It’s a singleton, so that the model can be accessed in multiple locations without the need to load it into memory multiple times.

__call__(context_vec, id_sets, parser_name)[source]¶

Given a context vector, yield the most likely identifiers and their score from the given set of identifiers.

Parameters:

context_vec (ndarray)
id_sets (set[EquivalentIdSet])
parser_name (str)

Returns:

identifier strings and scores, starting with the string with the best score

Return type:

Iterable[tuple[str, float]]

__init__(contexts_path, model_path)[source]¶

Parameters:

contexts_path (str) –

json file in the format:

{"<parser name>": {"<idx>": "<context string>"}}

model_path (str) – path to a pretrained sklearn.feature_extraction.text.TfidfVectorizer model

class kazu.steps.linking.post_processing.disambiguation.context_scoring.TfIdfScorer[source]¶

Bases: object

This class manages a set of TFIDF models (via sklearn.feature_extraction.text.TfidfVectorizer).

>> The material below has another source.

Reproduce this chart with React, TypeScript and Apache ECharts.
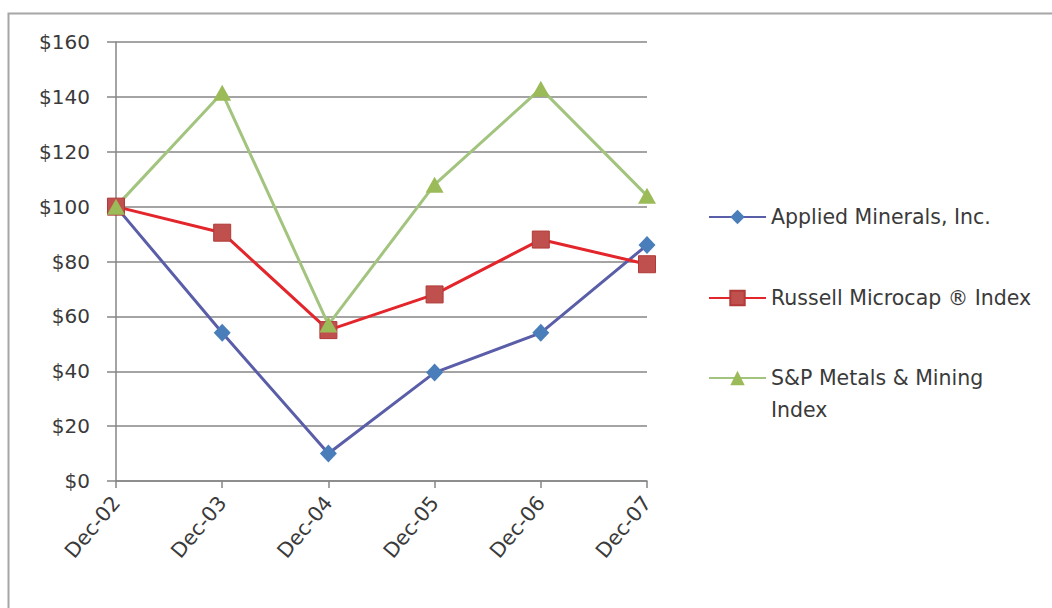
import React, { useEffect, useRef } from "react";
import * as echarts from "echarts";

const categories = ["Dec-02", "Dec-03", "Dec-04", "Dec-05", "Dec-06", "Dec-07"];
const appliedMinerals = [100, 54, 10, 39.5, 54, 86];
const russellMicrocap = [100, 90.5, 55, 68, 88, 79];
const spMetalsMining = [100, 141.5, 57, 108, 143, 104];
const seriesNames = ["Applied Minerals, Inc.", "Russell Microcap \u00AE Index", "S&P Metals & Mining Index"];

const FONT = "DejaVu Sans";
const TEXT = "#3a3a3a";
const GRID = "#868686";

export default function App() {
  const ref = useRef<HTMLDivElement>(null);
  useEffect(() => {
    if (!ref.current) return;
    const chart = echarts.init(ref.current, undefined, { renderer: "svg" });
    const legendBase = {
      left: 708,
      orient: "vertical",
      padding: 0,
      itemWidth: 57,
      itemHeight: 18,
      itemGap: 0,
      textStyle: { fontFamily: FONT, fontSize: 20.5, color: TEXT, lineHeight: 24 },
      selectedMode: false,
    };
    chart.setOption({
      animation: false,
      backgroundColor: "#ffffff",
      grid: { left: 116, right: 405, top: 42, bottom: 127, containLabel: false },
      graphic: [
        {
          type: "rect",
          shape: { x: 8.5, y: 13.5, width: 1200, height: 800 },
          style: { fill: "none", stroke: "#a6a6a6", lineWidth: 2 },
          silent: true,
        },
      ],
      legend: [
        { ...legendBase, top: 205, data: [seriesNames[0]] },
        { ...legendBase, top: 286, data: [seriesNames[1]] },
        {
          ...legendBase,
          top: 330,
          data: [seriesNames[2]],
          formatter: () => "\nS&P Metals & Mining\nIndex",
          textStyle: { ...legendBase.textStyle, lineHeight: 32 },
        },
      ],
      xAxis: {
        type: "category",
        data: categories,
        boundaryGap: false,
        axisLine: { lineStyle: { color: GRID, width: 1.5 } },
        axisTick: { show: true, length: 7, lineStyle: { color: GRID, width: 1.5 } },
        axisLabel: {
          rotate: 50,
          margin: 18,
          fontFamily: FONT,
          fontSize: 20.5,
          color: TEXT,
        },
        splitLine: { show: false },
      },
      yAxis: {
        type: "value",
        min: 0,
        max: 160,
        interval: 20,
        axisLine: { show: true, lineStyle: { color: GRID, width: 1.5 } },
        axisTick: { show: true, length: 9, lineStyle: { color: GRID, width: 1.5 } },
        axisLabel: {
          formatter: (v: number) => "$" + v,
          margin: 26,
          fontFamily: FONT,
          fontSize: 20,
          color: TEXT,
        },
        splitLine: { show: true, lineStyle: { color: GRID, width: 1.5 } },
      },
      series: [
        {
          name: seriesNames[0],
          type: "line",
          data: appliedMinerals,
          symbol: "diamond",
          symbolSize: [17, 18],
          showAllSymbol: true,
          lineStyle: { color: "#5a5ea8", width: 3 },
          itemStyle: { color: "#4a7ebb", borderColor: "#4a7ebb", borderWidth: 0 },
        },
        {
          name: seriesNames[1],
          type: "line",
          data: russellMicrocap,
          symbol: "rect",
          symbolSize: 17,
          showAllSymbol: true,
          lineStyle: { color: "#e3262b", width: 3 },
          itemStyle: { color: "#c0504d", borderColor: "#b03a37", borderWidth: 1 },
        },
        {
          name: seriesNames[2],
          type: "line",
          data: spMetalsMining,
          symbol: "triangle",
          symbolSize: [18, 16],
          showAllSymbol: true,
          lineStyle: { color: "#a3c47e", width: 3 },
          itemStyle: { color: "#9bbb59", borderColor: "#9bbb59", borderWidth: 0 },
        },
      ],
    });
    return () => chart.dispose();
  }, []);
  return (
    <div
      ref={ref}
      style={{ position: "fixed", left: 0, top: 0, width: 1052, height: 608, background: "#fff" }}
    />
  );
}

It’s a singleton, so that the models can be accessed in multiple locations without the need to load them into memory multiple times.

__call__(strings, matrix, parser)[source]¶

Transform a list of strings with a parser-specific vectorizer and score against a matrix.

Parameters:

strings (list[str])
matrix (ndarray)
parser (str)

Returns:

matching strings and their score sorted by best score

Return type:

Iterable[tuple[str, float]]

__init__()[source]¶

Return type:: None

build_vectorizers()[source]¶

Return type:: dict[str, TfidfVectorizer]

kazu.steps.linking.post_processing.disambiguation.context_scoring.create_word_and_char_ngrams(s, words=(1, 2), chars=(2, 3))[source]¶

Function to create char and word ngrams.

Parameters:

s (str) – string to process
words (Iterable[int]) – create n words
chars (Iterable[int]) – create n chars

Returns:

list of strings comprised of words and chars

Return type:

list[str]